Chairman Chey Tae-won’s quote to reporters says it all: “All my customers said that, ‘Well, that’s not enough, man, and, well, we need more.’” When your clients include Nvidia and Apple, and they’re still telling you to double your already-doubled capacity plans, you have pricing power. That’s the fundamental shift here. Memory demand has historically been volatile, tied to the ups and downs of PC and smartphone sales. AI demand looks different—it’s structural, it’s foundational, and by all accounts, it’s insatiable.

The $390 Billion Question: Is This Cycle Different?

Every seasoned tech investor has scars from the memory cycle. Boom leads to massive capital expenditure, which leads to glut, which leads to a price collapse. So, what’s different now? The argument from SK Hynix and its bulls rests on two pillars.

First, the customer base. AI isn’t a consumer whim; it’s a trillion-dollar corporate arms race. Cloud hyperscalers like Microsoft, Google, and Amazon aren’t going to turn off their AI infrastructure spend because a new iPhone model underwhelms. Their demand is long-term and contractual.

Second, the complexity. HBM isn’t something you spin up in a shed. The advanced packaging and stacking technology creates a high barrier to entry. It’s not just about building more fab capacity; it’s about mastering a precise and difficult process. This isn’t a market that will be flooded overnight by laggard competitors.

Yet, the sheer scale of the investment is breathtaking. SK Hynix is part of a consortium planning a $390 billion chip plant cluster in Yongin, South Korea. It’s also building a $4 billion advanced packaging plant in Indiana. That’s a bet on permanence. The question for the market is: will AI demand curves justify this capital?

Market Implications: Reading Between the Lines

The successful listing does more than just enrich SK Group. It signals a crucial pivot in global capital flows. For years, Asian tech giants sought listings in their home markets. Now, they’re coming to the source of the AI investment frenzy to tap directly into that liquidity. It’s a smart play. U.S. investors, hungry for pure-play AI infrastructure stories, have shown they’re willing to pay up for it.

For portfolio managers, the move creates a new, liquid benchmark for AI hardware.
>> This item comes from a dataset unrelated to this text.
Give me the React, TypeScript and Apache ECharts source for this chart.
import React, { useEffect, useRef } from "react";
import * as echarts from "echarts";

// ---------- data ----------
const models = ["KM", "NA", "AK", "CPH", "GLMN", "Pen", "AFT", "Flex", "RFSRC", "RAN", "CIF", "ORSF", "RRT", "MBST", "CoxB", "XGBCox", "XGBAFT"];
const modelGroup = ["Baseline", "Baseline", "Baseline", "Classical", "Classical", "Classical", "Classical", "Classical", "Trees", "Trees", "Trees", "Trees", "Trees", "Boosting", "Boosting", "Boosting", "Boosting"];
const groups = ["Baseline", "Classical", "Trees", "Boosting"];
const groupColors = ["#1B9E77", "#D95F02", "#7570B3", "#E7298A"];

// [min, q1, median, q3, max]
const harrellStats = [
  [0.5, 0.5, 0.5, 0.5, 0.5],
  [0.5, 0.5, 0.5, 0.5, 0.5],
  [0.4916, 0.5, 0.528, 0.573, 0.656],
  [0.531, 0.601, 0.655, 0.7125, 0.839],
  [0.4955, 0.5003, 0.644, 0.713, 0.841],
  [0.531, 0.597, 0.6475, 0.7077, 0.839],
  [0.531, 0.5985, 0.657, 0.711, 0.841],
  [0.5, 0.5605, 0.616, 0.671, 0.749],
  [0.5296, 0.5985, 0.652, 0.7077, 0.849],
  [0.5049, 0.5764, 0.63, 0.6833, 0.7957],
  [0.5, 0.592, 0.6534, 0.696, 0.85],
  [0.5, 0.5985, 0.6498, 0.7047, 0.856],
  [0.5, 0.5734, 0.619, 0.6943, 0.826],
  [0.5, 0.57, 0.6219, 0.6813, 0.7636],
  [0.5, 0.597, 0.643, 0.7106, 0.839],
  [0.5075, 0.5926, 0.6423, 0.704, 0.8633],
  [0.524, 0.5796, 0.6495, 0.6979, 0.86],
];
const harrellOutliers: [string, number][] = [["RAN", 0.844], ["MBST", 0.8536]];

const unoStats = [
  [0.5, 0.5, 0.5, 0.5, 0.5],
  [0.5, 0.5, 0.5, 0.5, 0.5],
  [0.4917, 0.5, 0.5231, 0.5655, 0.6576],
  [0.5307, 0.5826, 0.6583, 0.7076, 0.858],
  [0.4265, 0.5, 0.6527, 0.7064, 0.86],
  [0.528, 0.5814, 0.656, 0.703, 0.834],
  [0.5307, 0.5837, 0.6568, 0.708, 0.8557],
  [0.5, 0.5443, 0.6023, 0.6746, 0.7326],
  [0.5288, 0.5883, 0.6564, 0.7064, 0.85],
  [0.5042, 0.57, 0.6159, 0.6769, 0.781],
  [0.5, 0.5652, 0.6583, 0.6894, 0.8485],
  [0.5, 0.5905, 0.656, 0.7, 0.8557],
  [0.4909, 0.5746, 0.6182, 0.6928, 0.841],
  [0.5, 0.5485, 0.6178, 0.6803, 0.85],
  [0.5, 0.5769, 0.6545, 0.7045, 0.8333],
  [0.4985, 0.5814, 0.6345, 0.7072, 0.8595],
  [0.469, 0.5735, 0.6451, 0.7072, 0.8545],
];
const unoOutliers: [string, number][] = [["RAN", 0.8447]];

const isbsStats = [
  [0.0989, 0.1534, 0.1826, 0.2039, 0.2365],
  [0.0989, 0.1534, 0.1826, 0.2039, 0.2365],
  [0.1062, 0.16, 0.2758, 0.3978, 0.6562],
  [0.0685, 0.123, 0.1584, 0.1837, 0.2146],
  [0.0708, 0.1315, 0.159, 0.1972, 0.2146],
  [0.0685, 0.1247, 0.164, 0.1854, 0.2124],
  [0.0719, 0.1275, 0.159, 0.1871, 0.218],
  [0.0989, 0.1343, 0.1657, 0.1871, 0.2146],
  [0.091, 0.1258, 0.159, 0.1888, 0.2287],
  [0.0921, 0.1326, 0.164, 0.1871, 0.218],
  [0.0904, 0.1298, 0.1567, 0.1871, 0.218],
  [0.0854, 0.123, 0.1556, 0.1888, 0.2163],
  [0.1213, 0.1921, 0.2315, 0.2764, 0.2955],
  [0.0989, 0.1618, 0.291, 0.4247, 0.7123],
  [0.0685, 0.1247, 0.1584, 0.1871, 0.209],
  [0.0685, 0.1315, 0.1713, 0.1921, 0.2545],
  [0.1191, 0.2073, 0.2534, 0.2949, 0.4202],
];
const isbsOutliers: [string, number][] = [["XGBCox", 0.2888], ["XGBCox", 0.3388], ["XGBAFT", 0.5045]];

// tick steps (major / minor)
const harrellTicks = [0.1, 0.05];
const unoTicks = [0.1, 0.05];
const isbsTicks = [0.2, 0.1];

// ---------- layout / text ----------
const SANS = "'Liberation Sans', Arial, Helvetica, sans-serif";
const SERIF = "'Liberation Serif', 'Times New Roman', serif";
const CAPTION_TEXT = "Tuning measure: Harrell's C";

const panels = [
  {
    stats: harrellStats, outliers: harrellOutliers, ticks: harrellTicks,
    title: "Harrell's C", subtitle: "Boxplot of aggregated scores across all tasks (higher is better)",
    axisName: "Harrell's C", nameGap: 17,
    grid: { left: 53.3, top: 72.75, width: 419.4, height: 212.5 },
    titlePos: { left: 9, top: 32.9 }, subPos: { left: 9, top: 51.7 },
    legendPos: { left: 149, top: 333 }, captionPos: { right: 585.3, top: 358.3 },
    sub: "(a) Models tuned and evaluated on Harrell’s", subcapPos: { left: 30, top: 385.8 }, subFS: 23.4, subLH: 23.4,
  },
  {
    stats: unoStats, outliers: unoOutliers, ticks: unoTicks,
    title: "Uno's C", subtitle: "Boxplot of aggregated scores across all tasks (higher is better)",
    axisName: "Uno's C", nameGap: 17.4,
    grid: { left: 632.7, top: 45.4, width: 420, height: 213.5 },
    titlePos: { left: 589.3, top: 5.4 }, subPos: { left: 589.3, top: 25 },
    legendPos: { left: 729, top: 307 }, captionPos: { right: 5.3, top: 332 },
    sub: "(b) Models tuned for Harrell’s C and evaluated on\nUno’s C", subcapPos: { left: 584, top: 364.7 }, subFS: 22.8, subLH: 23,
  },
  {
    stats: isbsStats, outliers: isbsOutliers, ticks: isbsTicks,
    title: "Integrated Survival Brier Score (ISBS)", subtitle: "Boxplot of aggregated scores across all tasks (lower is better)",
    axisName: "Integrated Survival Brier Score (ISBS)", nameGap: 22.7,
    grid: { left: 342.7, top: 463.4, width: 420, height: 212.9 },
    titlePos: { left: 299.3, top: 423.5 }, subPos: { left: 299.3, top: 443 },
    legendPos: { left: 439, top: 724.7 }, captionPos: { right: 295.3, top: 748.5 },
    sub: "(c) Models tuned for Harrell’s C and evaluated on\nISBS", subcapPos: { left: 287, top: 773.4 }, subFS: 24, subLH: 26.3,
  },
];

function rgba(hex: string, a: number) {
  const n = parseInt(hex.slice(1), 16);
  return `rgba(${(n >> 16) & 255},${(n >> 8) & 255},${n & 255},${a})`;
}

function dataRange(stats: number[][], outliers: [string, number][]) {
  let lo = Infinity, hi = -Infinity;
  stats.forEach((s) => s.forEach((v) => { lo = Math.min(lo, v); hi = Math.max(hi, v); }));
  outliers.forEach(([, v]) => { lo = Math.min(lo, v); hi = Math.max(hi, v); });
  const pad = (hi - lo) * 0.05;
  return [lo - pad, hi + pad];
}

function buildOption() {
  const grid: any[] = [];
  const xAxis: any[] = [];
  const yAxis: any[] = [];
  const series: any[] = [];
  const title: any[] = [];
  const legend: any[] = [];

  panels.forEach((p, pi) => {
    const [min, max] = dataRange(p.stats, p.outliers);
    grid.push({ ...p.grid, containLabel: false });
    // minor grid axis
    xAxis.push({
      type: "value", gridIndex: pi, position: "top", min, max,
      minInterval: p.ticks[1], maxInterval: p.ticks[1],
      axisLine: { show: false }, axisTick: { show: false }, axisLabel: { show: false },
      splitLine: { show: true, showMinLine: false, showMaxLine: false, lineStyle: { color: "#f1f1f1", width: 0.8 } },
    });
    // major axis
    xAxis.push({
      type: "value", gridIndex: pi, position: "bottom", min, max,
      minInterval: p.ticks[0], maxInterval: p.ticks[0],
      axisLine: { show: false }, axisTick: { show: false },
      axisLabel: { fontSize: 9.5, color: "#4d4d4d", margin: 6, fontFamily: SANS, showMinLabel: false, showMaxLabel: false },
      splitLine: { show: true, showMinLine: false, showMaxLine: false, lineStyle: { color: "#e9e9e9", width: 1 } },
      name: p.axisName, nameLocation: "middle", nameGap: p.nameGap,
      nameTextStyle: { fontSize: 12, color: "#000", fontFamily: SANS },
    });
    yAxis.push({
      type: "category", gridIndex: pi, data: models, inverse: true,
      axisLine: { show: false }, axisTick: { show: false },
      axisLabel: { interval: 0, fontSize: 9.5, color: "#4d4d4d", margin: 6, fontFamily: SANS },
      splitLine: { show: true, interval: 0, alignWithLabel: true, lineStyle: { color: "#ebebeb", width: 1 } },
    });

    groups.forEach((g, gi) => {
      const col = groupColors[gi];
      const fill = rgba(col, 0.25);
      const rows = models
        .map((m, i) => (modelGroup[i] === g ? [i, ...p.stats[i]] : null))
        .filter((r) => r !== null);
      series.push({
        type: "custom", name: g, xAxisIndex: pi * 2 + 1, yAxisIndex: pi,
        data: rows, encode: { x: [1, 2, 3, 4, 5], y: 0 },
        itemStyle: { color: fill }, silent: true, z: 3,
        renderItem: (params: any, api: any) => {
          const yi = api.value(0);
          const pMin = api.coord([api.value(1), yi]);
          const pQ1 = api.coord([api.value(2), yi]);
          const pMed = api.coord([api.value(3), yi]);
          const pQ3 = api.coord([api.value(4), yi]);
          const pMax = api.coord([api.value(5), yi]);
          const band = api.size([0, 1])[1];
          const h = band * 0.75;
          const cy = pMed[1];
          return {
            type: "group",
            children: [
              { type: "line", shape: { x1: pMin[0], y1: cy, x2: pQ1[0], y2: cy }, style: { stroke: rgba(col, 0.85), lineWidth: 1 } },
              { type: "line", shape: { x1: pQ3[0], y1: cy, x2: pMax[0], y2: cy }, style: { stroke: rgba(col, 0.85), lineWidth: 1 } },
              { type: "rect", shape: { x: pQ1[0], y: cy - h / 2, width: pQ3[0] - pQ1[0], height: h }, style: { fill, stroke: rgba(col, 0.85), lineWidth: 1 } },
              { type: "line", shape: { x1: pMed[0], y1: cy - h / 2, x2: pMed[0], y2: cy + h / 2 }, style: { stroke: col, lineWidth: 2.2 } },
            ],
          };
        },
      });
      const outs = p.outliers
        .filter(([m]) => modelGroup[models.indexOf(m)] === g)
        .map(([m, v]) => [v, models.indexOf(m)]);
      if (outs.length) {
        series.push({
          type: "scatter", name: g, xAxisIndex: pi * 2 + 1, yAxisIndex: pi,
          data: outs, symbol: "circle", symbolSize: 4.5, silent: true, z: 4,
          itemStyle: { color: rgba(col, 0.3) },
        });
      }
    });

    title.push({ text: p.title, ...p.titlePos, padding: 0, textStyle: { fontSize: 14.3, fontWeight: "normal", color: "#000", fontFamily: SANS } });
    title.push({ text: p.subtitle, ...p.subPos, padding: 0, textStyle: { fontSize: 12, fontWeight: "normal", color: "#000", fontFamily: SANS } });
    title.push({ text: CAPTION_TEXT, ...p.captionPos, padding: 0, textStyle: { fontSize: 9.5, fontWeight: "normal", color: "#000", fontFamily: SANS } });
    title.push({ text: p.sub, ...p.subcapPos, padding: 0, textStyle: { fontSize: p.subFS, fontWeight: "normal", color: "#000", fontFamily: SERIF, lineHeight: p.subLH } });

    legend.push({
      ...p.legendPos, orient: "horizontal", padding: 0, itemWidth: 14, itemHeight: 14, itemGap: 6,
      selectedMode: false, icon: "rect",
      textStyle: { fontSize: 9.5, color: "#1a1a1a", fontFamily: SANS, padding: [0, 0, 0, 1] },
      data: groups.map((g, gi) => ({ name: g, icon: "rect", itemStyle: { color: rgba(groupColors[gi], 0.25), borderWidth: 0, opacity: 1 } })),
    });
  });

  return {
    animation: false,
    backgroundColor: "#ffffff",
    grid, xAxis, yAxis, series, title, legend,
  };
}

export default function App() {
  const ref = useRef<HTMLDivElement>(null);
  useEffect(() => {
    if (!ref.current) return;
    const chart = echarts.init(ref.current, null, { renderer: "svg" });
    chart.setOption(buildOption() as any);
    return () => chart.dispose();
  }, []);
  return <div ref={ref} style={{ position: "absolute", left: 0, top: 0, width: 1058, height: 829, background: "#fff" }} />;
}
You can now trade the memory enabler alongside the GPU designer (NVDA) and the foundry (TSM). It completes a more direct supply chain bet.

Furthermore, the listing’s success validates the entire HBM thesis. If there were doubts about the sustainability of AI-driven memory demand, a $26.5 billion raise and a double-digit first-day pop would silence them. It puts immediate pressure on rivals and could spark further capital raises in the sector as everyone scrambles to keep up.

The Road Ahead: What to Watch

The ticker change to SKHY on Tuesday is a technicality. The real watchpoints are fundamental.

Capacity vs. Demand: Track SK Hynix’s quarterly commentary on HBM supply. Are they still sold out years in advance? Any hint of inventory build-up at customers would be a red flag.

Pricing Power: Memory ASPs (Average Selling Prices) for HBM will be the key metric. If they hold or increase even as capacity comes online, the “super-cycle” narrative holds.

The Competitive Landscape: Samsung and Micron are chasing SK Hynix’s HBM lead. Any technological breakthrough or major design win by a competitor could shift market sentiment quickly.

SK Hynix’s Nasdaq debut isn’t just a listing. It’s a bellwether. That 13% surge tells you the market is still betting big that AI is a hardware story first, and that the companies who make the indispensable parts—no matter where they’re based—will be rewarded. The dream, as Chairman Chey said, is now reality. The market’s job is to figure out how long the dream lasts.